The following checklist is a series of guiding questions you can use with your organisation or consortium to approach data integrity concerns. It collects most of the key considerations presented in this module, but the more detailed discussions above should be referenced while going through this checklist. After reading this module, working through this checklist is an ideal starting point for supply chain decision-makers, product managers, solution architects, lead engineers, security experts, corresponding representatives from partner organisations, supply-chain domain experts, and practically anybody who plays a major role in the design and implementation of the blockchain and supply-chain deployment.

Since data-integrity considerations will have a pervasive impact on the final implementation of the project, these questions should be considered early in the timeline of a blockchain deployment, in the later portions of the design phase, after the core value proposition and mechanics of the use case have been determined but before the use case begins code development.

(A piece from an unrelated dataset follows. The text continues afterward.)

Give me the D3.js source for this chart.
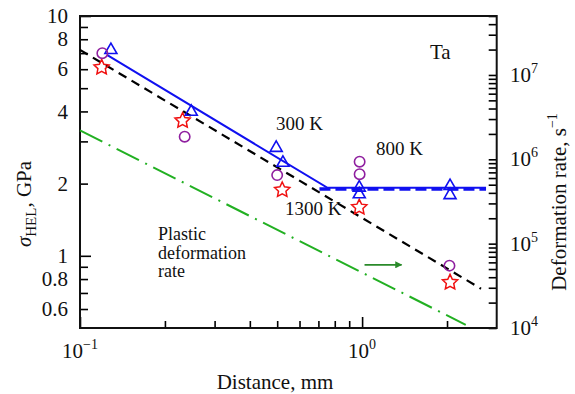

Data origin integrity and oracle integrity

checkboxes

  • Has every stage in the data pipeline been examined to determine the faults that may occur?
  • Have proper design, maintenance, and management of this deployment been ensured?
  • Are there measures in place to identify faults unique to the intended use case?
  • Are there malicious faults worth considering in addition to any benign ones?
  • Approximately how much protection against malicious behaviour is required for the intended use case?
  • Have there been measures to protect the integrity of data for every unacceptable fault that has been identified?
  • Has the organisation considered all the techniques and solutions available to address data integrity faults?
  • Is the quantity and quality of protections achievable under any resource constraints for the solution? Have protections been maximised?
  • Does the proposed solution minimise the trust and reliance placed on any and all participating entities?

Digital-twin integrity

checkboxes

  • How has the accuracy of data associated with the digital twins in the system been ensured?
  • How will data in the system always be kept up-to-date?
  • To what degree does the use case require assurances of cyber-physical correspondence? If there is a significant requirement, does the solution’s design include an identification method that can uniquely identify the objects I'm tracking? Does the identification method consistently differentiate the objects in question from one another?
  • Is loss, theft, and counterfeiting non-trivial risks to the intended use case? If so, has the proposed solution integrated adequate physical security measures to protect against these risks? Is its method of identification hard-to-forge and tamper-evident or tamper-resistant?
  • Are objects sufficiently secured against anti-theft and anti-counterfeit according to the organisation’s needs and cost preference?

Techniques and solutions

checkboxes

  • Have strict vetting procedures been applied to all humans or organisations relied upon in the blockchain system? Has the organisation checked participants’ credentials, or have they been certified by a reputable entity? Can the solution rely more heavily on actors who have a legal obligation to act honestly?
  • Has the organisation considered applying legal measures to keep privileged parties contractually obligated to perform their duties as expected? Are these legal measures practically enforceable given the amount of value at stake and time required for arbitration in case of a dispute?
  • Are the actions taken by privileged entities in the system immutably recorded somewhere in order to establish track records of performance? Could these track records serve as the basis for a reputation system? How exactly will bad behaviour be punished? Is it possible to reward good behaviour without creating an incentive misalignment?
  • What parts of the data pipeline can be automated to reduce the number of human errors? Where can systematic validations of data inputs be applied? Can any of the mechanics in the use case be handled programmatically? Is an automated process robust enough to produce objective results even in the presence of adversaries?
  • Can false or fraudulent data inputs be detected in some way? How can offending parties be held accountable for their actions? Are there opportunities to apply machine learning models to detect data anomalies programmatically?
  • Can any of the requests for data in the proposed system be answered redundantly by multiple oracles or sensors? If so, how might redundancy help mitigate systemic risks? Which of the aggregation functions is most suitable for the types of data in the intended use case? How does the organisation determine and throw out outliers? How do outlier data feed into the system of reputation or accountability? Are there any opportunities to introduce cross-validation of data inputs instead of pure redundancy? Does this redundancy meet the system’s security needs for a reasonable cost?
  • How can more data be collected to increase confidence in the conditions reported by the data? What data would be useful for this aim? Where can the solution store this data so that it can help resolve potential disputes in the future?
  • Does the system rely on data accessible over the internet or an API via HTTPS? If so, how can the system uses TLSNotary to avoid having to place any trust in oracles? Is a replacement mechanism for the oracles included in the system?
  • Does the system require any computations to be completed off-chain, or do the computational inputs and outputs need to remain confidential? If so, is it possible to conduct these computations with a trusted execution environment? Could the system use a TEE to provide strong data integrity guarantees without having to incur the large overhead costs of redundant sensors and oracles?
  • How do all the system’s data integrity techniques and solutions work together? Is the combination of solutions coherent? Do they altogether form a comprehensive plan to ensure data integrity in the blockchain and supply-chain deployment?